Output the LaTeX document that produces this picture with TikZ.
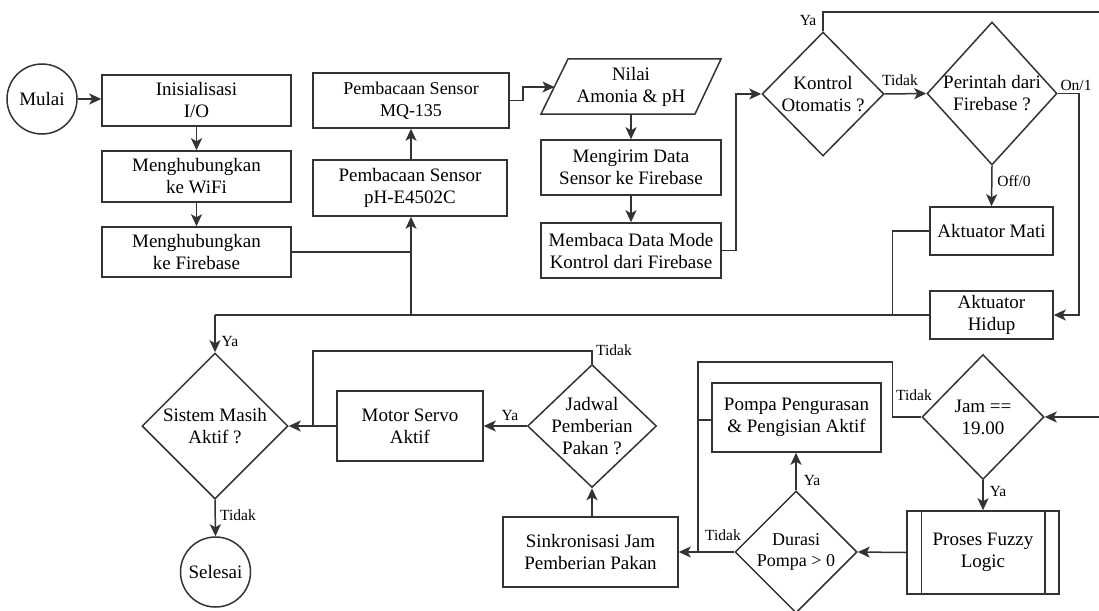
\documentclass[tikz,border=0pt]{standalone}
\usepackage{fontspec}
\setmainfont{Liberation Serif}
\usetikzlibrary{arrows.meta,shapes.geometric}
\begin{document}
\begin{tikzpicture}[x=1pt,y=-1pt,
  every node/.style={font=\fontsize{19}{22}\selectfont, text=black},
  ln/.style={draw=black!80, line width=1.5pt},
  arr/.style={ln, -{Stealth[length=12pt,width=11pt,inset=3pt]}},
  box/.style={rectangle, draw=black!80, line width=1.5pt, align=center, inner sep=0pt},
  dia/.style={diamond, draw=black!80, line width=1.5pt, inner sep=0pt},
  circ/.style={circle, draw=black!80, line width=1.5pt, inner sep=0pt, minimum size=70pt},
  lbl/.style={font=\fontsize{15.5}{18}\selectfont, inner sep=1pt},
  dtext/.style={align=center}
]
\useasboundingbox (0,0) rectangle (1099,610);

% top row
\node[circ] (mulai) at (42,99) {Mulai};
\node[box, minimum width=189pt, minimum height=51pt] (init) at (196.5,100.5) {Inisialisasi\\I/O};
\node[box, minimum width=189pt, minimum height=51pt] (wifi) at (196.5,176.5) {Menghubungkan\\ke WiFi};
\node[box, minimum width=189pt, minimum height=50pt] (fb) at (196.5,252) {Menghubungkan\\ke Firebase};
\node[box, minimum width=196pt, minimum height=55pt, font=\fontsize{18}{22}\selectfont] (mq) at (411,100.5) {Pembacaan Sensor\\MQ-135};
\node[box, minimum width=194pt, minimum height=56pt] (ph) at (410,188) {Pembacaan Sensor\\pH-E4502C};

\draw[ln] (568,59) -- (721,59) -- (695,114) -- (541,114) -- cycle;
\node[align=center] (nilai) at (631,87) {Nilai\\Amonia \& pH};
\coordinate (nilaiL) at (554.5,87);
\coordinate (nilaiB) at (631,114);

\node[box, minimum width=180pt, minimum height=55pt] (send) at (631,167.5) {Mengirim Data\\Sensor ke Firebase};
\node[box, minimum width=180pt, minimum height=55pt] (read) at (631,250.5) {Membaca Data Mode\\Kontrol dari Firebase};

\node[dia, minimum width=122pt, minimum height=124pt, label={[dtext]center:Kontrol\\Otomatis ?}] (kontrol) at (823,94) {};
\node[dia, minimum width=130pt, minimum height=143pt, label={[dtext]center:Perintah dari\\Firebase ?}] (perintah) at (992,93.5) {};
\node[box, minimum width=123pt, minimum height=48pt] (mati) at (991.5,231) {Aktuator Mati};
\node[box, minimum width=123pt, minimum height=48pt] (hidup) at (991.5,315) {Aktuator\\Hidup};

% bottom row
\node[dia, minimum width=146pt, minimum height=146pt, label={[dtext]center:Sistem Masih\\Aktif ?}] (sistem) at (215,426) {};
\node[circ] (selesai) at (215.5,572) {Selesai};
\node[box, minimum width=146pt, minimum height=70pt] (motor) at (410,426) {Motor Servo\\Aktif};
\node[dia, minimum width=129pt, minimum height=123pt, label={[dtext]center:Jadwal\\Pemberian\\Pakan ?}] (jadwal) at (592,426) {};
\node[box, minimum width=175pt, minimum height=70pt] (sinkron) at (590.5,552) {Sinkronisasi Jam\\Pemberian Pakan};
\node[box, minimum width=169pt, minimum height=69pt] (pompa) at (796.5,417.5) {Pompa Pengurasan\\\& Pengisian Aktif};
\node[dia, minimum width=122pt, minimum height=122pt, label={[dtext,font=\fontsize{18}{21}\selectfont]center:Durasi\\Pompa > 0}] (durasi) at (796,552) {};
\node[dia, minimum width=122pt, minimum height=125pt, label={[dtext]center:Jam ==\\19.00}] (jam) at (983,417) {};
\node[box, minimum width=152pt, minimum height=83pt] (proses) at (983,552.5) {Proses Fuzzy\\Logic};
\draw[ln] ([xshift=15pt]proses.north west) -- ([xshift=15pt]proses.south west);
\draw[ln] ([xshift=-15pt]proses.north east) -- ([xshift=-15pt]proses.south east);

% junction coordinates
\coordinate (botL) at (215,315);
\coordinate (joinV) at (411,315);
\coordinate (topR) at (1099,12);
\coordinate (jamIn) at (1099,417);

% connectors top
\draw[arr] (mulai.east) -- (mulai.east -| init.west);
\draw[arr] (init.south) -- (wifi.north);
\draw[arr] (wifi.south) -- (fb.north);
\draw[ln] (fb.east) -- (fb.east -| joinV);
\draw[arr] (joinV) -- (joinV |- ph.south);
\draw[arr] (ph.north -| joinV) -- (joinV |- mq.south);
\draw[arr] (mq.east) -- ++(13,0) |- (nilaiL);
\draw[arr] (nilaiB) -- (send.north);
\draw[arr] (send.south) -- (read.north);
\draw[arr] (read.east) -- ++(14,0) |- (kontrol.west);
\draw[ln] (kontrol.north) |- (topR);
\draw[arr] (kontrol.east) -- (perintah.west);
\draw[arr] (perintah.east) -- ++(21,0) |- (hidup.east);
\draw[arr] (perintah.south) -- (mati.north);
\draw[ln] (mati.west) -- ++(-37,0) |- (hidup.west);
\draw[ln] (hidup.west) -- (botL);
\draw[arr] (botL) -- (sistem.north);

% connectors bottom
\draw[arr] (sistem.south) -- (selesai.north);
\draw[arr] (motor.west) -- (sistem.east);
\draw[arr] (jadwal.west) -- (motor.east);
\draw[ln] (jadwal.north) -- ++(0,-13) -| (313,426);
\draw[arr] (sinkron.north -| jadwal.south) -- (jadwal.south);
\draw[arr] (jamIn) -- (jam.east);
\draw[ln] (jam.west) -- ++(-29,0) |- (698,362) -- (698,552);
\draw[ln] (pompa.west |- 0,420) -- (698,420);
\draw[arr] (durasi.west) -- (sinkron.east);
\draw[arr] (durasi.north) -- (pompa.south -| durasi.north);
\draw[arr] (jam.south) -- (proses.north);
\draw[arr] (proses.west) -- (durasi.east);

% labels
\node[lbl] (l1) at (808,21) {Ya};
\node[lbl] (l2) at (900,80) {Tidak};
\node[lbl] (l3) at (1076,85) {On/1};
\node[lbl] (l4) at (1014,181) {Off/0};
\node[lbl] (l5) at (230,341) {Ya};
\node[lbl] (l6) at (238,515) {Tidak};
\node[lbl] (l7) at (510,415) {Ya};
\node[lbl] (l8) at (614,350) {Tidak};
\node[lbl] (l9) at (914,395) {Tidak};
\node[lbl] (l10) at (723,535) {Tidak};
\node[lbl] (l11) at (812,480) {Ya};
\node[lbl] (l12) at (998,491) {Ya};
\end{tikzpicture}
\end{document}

■ **DESCRIPTION OF THE TASK**
Give back the whole listing as it stands, minus its pictures.

■ **PROBLEM SOLUTION**
Output the LaTeX document that produces this picture with TikZ.
\documentclass[tikz,border=0pt]{standalone}
\usepackage{fontspec}
\setmainfont{Liberation Serif}
\usetikzlibrary{arrows.meta,shapes.geometric}
\begin{document}
\begin{tikzpicture}[x=1pt,y=-1pt,
  every node/.style={font=\fontsize{19}{22}\selectfont, text=black},
  ln/.style={draw=black!80, line width=1.5pt},
  arr/.style={ln, -{Stealth[length=12pt,width=11pt,inset=3pt]}},
  box/.style={rectangle, draw=black!80, line width=1.5pt, align=center, inner sep=0pt},
  dia/.style={diamond, draw=black!80, line width=1.5pt, inner sep=0pt},
  circ/.style={circle, draw=black!80, line width=1.5pt, inner sep=0pt, minimum size=70pt},
  lbl/.style={font=\fontsize{15.5}{18}\selectfont, inner sep=1pt},
  dtext/.style={align=center}
]
\useasboundingbox (0,0) rectangle (1099,610);

% top row
\node[circ] (mulai) at (42,99) {Mulai};
\node[box, minimum width=189pt, minimum height=51pt] (init) at (196.5,100.5) {Inisialisasi\\I/O};
\node[box, minimum width=189pt, minimum height=51pt] (wifi) at (196.5,176.5) {Menghubungkan\\ke WiFi};
\node[box, minimum width=189pt, minimum height=50pt] (fb) at (196.5,252) {Menghubungkan\\ke Firebase};
\node[box, minimum width=196pt, minimum height=55pt, font=\fontsize{18}{22}\selectfont] (mq) at (411,100.5) {Pembacaan Sensor\\MQ-135};
\node[box, minimum width=194pt, minimum height=56pt] (ph) at (410,188) {Pembacaan Sensor\\pH-E4502C};

\draw[ln] (568,59) -- (721,59) -- (695,114) -- (541,114) -- cycle;
\node[align=center] (nilai) at (631,87) {Nilai\\Amonia \& pH};
\coordinate (nilaiL) at (554.5,87);
\coordinate (nilaiB) at (631,114);

\node[box, minimum width=180pt, minimum height=55pt] (send) at (631,167.5) {Mengirim Data\\Sensor ke Firebase};
\node[box, minimum width=180pt, minimum height=55pt] (read) at (631,250.5) {Membaca Data Mode\\Kontrol dari Firebase};

\node[dia, minimum width=122pt, minimum height=124pt, label={[dtext]center:Kontrol\\Otomatis ?}] (kontrol) at (823,94) {};
\node[dia, minimum width=130pt, minimum height=143pt, label={[dtext]center:Perintah dari\\Firebase ?}] (perintah) at (992,93.5) {};
\node[box, minimum width=123pt, minimum height=48pt] (mati) at (991.5,231) {Aktuator Mati};
\node[box, minimum width=123pt, minimum height=48pt] (hidup) at (991.5,315) {Aktuator\\Hidup};

% bottom row
\node[dia, minimum width=146pt, minimum height=146pt, label={[dtext]center:Sistem Masih\\Aktif ?}] (sistem) at (215,426) {};
\node[circ] (selesai) at (215.5,572) {Selesai};
\node[box, minimum width=146pt, minimum height=70pt] (motor) at (410,426) {Motor Servo\\Aktif};
\node[dia, minimum width=129pt, minimum height=123pt, label={[dtext]center:Jadwal\\Pemberian\\Pakan ?}] (jadwal) at (592,426) {};
\node[box, minimum width=175pt, minimum height=70pt] (sinkron) at (590.5,552) {Sinkronisasi Jam\\Pemberian Pakan};
\node[box, minimum width=169pt, minimum height=69pt] (pompa) at (796.5,417.5) {Pompa Pengurasan\\\& Pengisian Aktif};
\node[dia, minimum width=122pt, minimum height=122pt, label={[dtext,font=\fontsize{18}{21}\selectfont]center:Durasi\\Pompa > 0}] (durasi) at (796,552) {};
\node[dia, minimum width=122pt, minimum height=125pt, label={[dtext]center:Jam ==\\19.00}] (jam) at (983,417) {};
\node[box, minimum width=152pt, minimum height=83pt] (proses) at (983,552.5) {Proses Fuzzy\\Logic};
\draw[ln] ([xshift=15pt]proses.north west) -- ([xshift=15pt]proses.south west);
\draw[ln] ([xshift=-15pt]proses.north east) -- ([xshift=-15pt]proses.south east);

% junction coordinates
\coordinate (botL) at (215,315);
\coordinate (joinV) at (411,315);
\coordinate (topR) at (1099,12);
\coordinate (jamIn) at (1099,417);

% connectors top
\draw[arr] (mulai.east) -- (mulai.east -| init.west);
\draw[arr] (init.south) -- (wifi.north);
\draw[arr] (wifi.south) -- (fb.north);
\draw[ln] (fb.east) -- (fb.east -| joinV);
\draw[arr] (joinV) -- (joinV |- ph.south);
\draw[arr] (ph.north -| joinV) -- (joinV |- mq.south);
\draw[arr] (mq.east) -- ++(13,0) |- (nilaiL);
\draw[arr] (nilaiB) -- (send.north);
\draw[arr] (send.south) -- (read.north);
\draw[arr] (read.east) -- ++(14,0) |- (kontrol.west);
\draw[ln] (kontrol.north) |- (topR);
\draw[arr] (kontrol.east) -- (perintah.west);
\draw[arr] (perintah.east) -- ++(21,0) |- (hidup.east);
\draw[arr] (perintah.south) -- (mati.north);
\draw[ln] (mati.west) -- ++(-37,0) |- (hidup.west);
\draw[ln] (hidup.west) -- (botL);
\draw[arr] (botL) -- (sistem.north);

% connectors bottom
\draw[arr] (sistem.south) -- (selesai.north);
\draw[arr] (motor.west) -- (sistem.east);
\draw[arr] (jadwal.west) -- (motor.east);
\draw[ln] (jadwal.north) -- ++(0,-13) -| (313,426);
\draw[arr] (sinkron.north -| jadwal.south) -- (jadwal.south);
\draw[arr] (jamIn) -- (jam.east);
\draw[ln] (jam.west) -- ++(-29,0) |- (698,362) -- (698,552);
\draw[ln] (pompa.west |- 0,420) -- (698,420);
\draw[arr] (durasi.west) -- (sinkron.east);
\draw[arr] (durasi.north) -- (pompa.south -| durasi.north);
\draw[arr] (jam.south) -- (proses.north);
\draw[arr] (proses.west) -- (durasi.east);

% labels
\node[lbl] (l1) at (808,21) {Ya};
\node[lbl] (l2) at (900,80) {Tidak};
\node[lbl] (l3) at (1076,85) {On/1};
\node[lbl] (l4) at (1014,181) {Off/0};
\node[lbl] (l5) at (230,341) {Ya};
\node[lbl] (l6) at (238,515) {Tidak};
\node[lbl] (l7) at (510,415) {Ya};
\node[lbl] (l8) at (614,350) {Tidak};
\node[lbl] (l9) at (914,395) {Tidak};
\node[lbl] (l10) at (723,535) {Tidak};
\node[lbl] (l11) at (812,480) {Ya};
\node[lbl] (l12) at (998,491) {Ya};
\end{tikzpicture}
\end{document}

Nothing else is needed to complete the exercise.